_WHAT IS EXPECTED_.
Write out the material exactly, leaving every picture behind.

_AVAILABLE DATA_.
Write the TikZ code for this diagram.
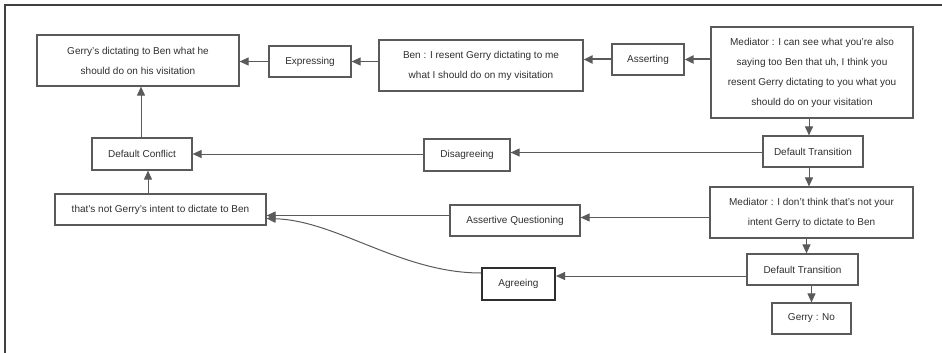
\documentclass[tikz,border=0pt]{standalone}
\usepackage{fontspec}
\setmainfont{Liberation Sans}
\usetikzlibrary{arrows.meta}
\usetikzlibrary{positioning}
\definecolor{linegray}{HTML}{5A5A5A}
\definecolor{textgray}{HTML}{2E2E2E}
\tikzset{%
  r/.style = {rectangle,draw=linegray,line width=1.2pt,text=textgray,
        font=\fontsize{10}{20}\selectfont,align=center,inner sep=0pt},
  rb/.style = {r,draw=textgray,line width=2pt},
  linkarrow/.style = {-{Triangle[length=9pt,width=8pt]},draw=linegray,
        line width=1pt},
  strongarrow/.style = {linkarrow,line width=2pt}
}

\begin{document}
\begin{tikzpicture}[x=1pt,y=-1pt]
  \useasboundingbox (0,0) rectangle (942,353);
  \draw[line width=1.5pt,draw=black!75] (5,353) -- (5,5) -- (942,5);
  % top row
  \node[r,minimum width=202pt,minimum height=51pt] (gerrydict) at (138,60.5)
    {Gerry's dictating to Ben what he\\should do on his visitation};
  \node[r,minimum width=82pt,minimum height=31pt] (expressing) at (310,61.5)
    {Expressing};
  \node[r,minimum width=204pt,minimum height=51pt] (benresent) at (481,65.5)
    {Ben : I resent Gerry dictating to me\\what I should do on my visitation};
  \node[r,minimum width=72pt,minimum height=31pt] (asserting) at (648,59.5)
    {Asserting};
  \node[r,minimum width=202pt,minimum height=91pt] (mediatorA) at (812,72.5)
    {Mediator : I can see what you're also\\saying too Ben that uh, I think you\\resent Gerry dictating to you what you\\should do on your visitation};
  % middle rows
  \node[r,minimum width=100pt,minimum height=31pt] (transA) at (813,151.5)
    {Default Transition};
  \node[r,minimum width=86pt,minimum height=32pt] (disagreeing) at (467,155)
    {Disagreeing};
  \node[r,minimum width=100pt,minimum height=32pt] (conflict) at (142,154)
    {Default Conflict};
  \node[r,minimum width=211pt,minimum height=31pt] (notintent) at (160.5,209.5)
    {that's not Gerry's intent to dictate to Ben};
  \node[r,minimum width=130pt,minimum height=31pt] (questioning) at (515,220.5)
    {Assertive Questioning};
  \node[r,minimum width=203pt,minimum height=51pt] (mediatorB) at (811.5,212.5)
    {Mediator : I don't think that's not your\\intent Gerry to dictate to Ben};
  % bottom rows
  \node[r,minimum width=111pt,minimum height=31pt] (transB) at (802.5,269.5)
    {Default Transition};
  \node[rb,minimum width=73pt,minimum height=32pt] (agreeing) at (518.5,284)
    {Agreeing};
  \node[r,minimum width=79pt,minimum height=31pt] (gerryno) at (811.5,318.5)
    {Gerry : No};

  \draw[linkarrow] (expressing.west) -- (expressing.west -| gerrydict.east);
  \draw[linkarrow] (expressing.east -| benresent.west) -- (expressing.east);
  \draw[strongarrow] (asserting.west) -- (asserting.west -| benresent.east);
  \draw[strongarrow] (asserting.east -| mediatorA.west) -- (asserting.east);
  \draw[linkarrow] ([xshift=-3pt]mediatorA.south) -- ([xshift=-3pt]mediatorA.south |- transA.north);
  \draw[linkarrow] ([yshift=-1pt]transA.west) -- ([yshift=-1pt]transA.west -| disagreeing.east);
  \draw[linkarrow] ([yshift=1pt]disagreeing.west) -- ([yshift=1pt]disagreeing.west -| conflict.east);
  \draw[linkarrow] ([xshift=-1pt]conflict.north) -- ([xshift=-1pt]conflict.north |- gerrydict.south);
  \draw[linkarrow] ([xshift=6pt]conflict.south |- notintent.north) -- ([xshift=6pt]conflict.south);
  \draw[linkarrow] ([xshift=-4pt]transA.south) -- ([xshift=-4pt]transA.south |- mediatorB.north);
  \draw[linkarrow] ([yshift=3pt]questioning.east -| mediatorB.west) -- ([yshift=3pt]questioning.east);
  \draw[linkarrow] ([yshift=5pt]questioning.west) -- ([yshift=-6pt]notintent.east);
  \draw[linkarrow] ([xshift=-5pt]mediatorB.south) -- ([xshift=-5pt]mediatorB.south |- transB.north);
  \draw[linkarrow] ([yshift=8pt]agreeing.east -| transB.west) -- ([yshift=8pt]agreeing.east);
  \draw[linkarrow] ([yshift=11pt]agreeing.west) .. controls +(-80,0) and +(70,2) .. ([yshift=-9pt]notintent.east);
  \draw[linkarrow] (gerryno.north |- transB.south) -- (gerryno.north);
\end{tikzpicture}
\end{document}
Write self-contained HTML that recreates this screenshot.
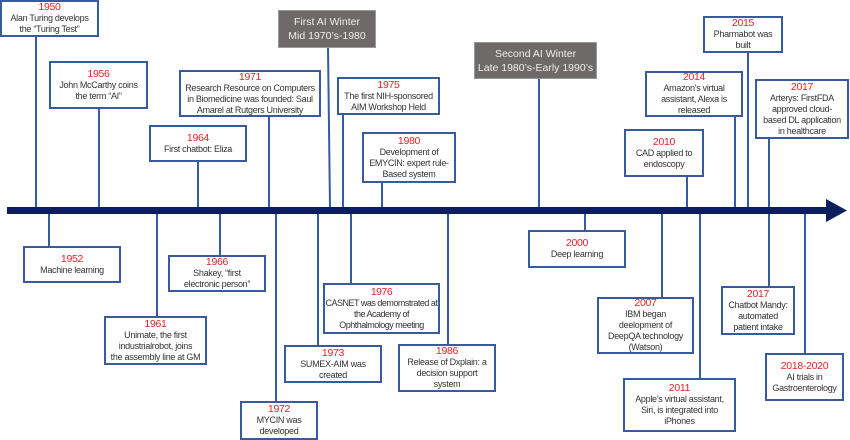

_TASK OUTPUT_.
Write the TikZ code for this diagram.
\documentclass[tikz,border=0pt]{standalone}
\usepackage{fontspec}
\setmainfont{Liberation Sans}
\usetikzlibrary{arrows.meta}
\usetikzlibrary{positioning}
\definecolor{linegray}{HTML}{5A5A5A}
\definecolor{textgray}{HTML}{2E2E2E}
\tikzset{%
  r/.style = {rectangle,draw=linegray,line width=1.2pt,text=textgray,
        font=\fontsize{10}{20}\selectfont,align=center,inner sep=0pt},
  rb/.style = {r,draw=textgray,line width=2pt},
  linkarrow/.style = {-{Triangle[length=9pt,width=8pt]},draw=linegray,
        line width=1pt},
  strongarrow/.style = {linkarrow,line width=2pt}
}

\begin{document}
\begin{tikzpicture}[x=1pt,y=-1pt]
  \useasboundingbox (0,0) rectangle (942,353);
  \draw[line width=1.5pt,draw=black!75] (5,353) -- (5,5) -- (942,5);
  % top row
  \node[r,minimum width=202pt,minimum height=51pt] (gerrydict) at (138,60.5)
    {Gerry's dictating to Ben what he\\should do on his visitation};
  \node[r,minimum width=82pt,minimum height=31pt] (expressing) at (310,61.5)
    {Expressing};
  \node[r,minimum width=204pt,minimum height=51pt] (benresent) at (481,65.5)
    {Ben : I resent Gerry dictating to me\\what I should do on my visitation};
  \node[r,minimum width=72pt,minimum height=31pt] (asserting) at (648,59.5)
    {Asserting};
  \node[r,minimum width=202pt,minimum height=91pt] (mediatorA) at (812,72.5)
    {Mediator : I can see what you're also\\saying too Ben that uh, I think you\\resent Gerry dictating to you what you\\should do on your visitation};
  % middle rows
  \node[r,minimum width=100pt,minimum height=31pt] (transA) at (813,151.5)
    {Default Transition};
  \node[r,minimum width=86pt,minimum height=32pt] (disagreeing) at (467,155)
    {Disagreeing};
  \node[r,minimum width=100pt,minimum height=32pt] (conflict) at (142,154)
    {Default Conflict};
  \node[r,minimum width=211pt,minimum height=31pt] (notintent) at (160.5,209.5)
    {that's not Gerry's intent to dictate to Ben};
  \node[r,minimum width=130pt,minimum height=31pt] (questioning) at (515,220.5)
    {Assertive Questioning};
  \node[r,minimum width=203pt,minimum height=51pt] (mediatorB) at (811.5,212.5)
    {Mediator : I don't think that's not your\\intent Gerry to dictate to Ben};
  % bottom rows
  \node[r,minimum width=111pt,minimum height=31pt] (transB) at (802.5,269.5)
    {Default Transition};
  \node[rb,minimum width=73pt,minimum height=32pt] (agreeing) at (518.5,284)
    {Agreeing};
  \node[r,minimum width=79pt,minimum height=31pt] (gerryno) at (811.5,318.5)
    {Gerry : No};

  \draw[linkarrow] (expressing.west) -- (expressing.west -| gerrydict.east);
  \draw[linkarrow] (expressing.east -| benresent.west) -- (expressing.east);
  \draw[strongarrow] (asserting.west) -- (asserting.west -| benresent.east);
  \draw[strongarrow] (asserting.east -| mediatorA.west) -- (asserting.east);
  \draw[linkarrow] ([xshift=-3pt]mediatorA.south) -- ([xshift=-3pt]mediatorA.south |- transA.north);
  \draw[linkarrow] ([yshift=-1pt]transA.west) -- ([yshift=-1pt]transA.west -| disagreeing.east);
  \draw[linkarrow] ([yshift=1pt]disagreeing.west) -- ([yshift=1pt]disagreeing.west -| conflict.east);
  \draw[linkarrow] ([xshift=-1pt]conflict.north) -- ([xshift=-1pt]conflict.north |- gerrydict.south);
  \draw[linkarrow] ([xshift=6pt]conflict.south |- notintent.north) -- ([xshift=6pt]conflict.south);
  \draw[linkarrow] ([xshift=-4pt]transA.south) -- ([xshift=-4pt]transA.south |- mediatorB.north);
  \draw[linkarrow] ([yshift=3pt]questioning.east -| mediatorB.west) -- ([yshift=3pt]questioning.east);
  \draw[linkarrow] ([yshift=5pt]questioning.west) -- ([yshift=-6pt]notintent.east);
  \draw[linkarrow] ([xshift=-5pt]mediatorB.south) -- ([xshift=-5pt]mediatorB.south |- transB.north);
  \draw[linkarrow] ([yshift=8pt]agreeing.east -| transB.west) -- ([yshift=8pt]agreeing.east);
  \draw[linkarrow] ([yshift=11pt]agreeing.west) .. controls +(-80,0) and +(70,2) .. ([yshift=-9pt]notintent.east);
  \draw[linkarrow] (gerryno.north |- transB.south) -- (gerryno.north);
\end{tikzpicture}
\end{document}
Write self-contained HTML that recreates this screenshot.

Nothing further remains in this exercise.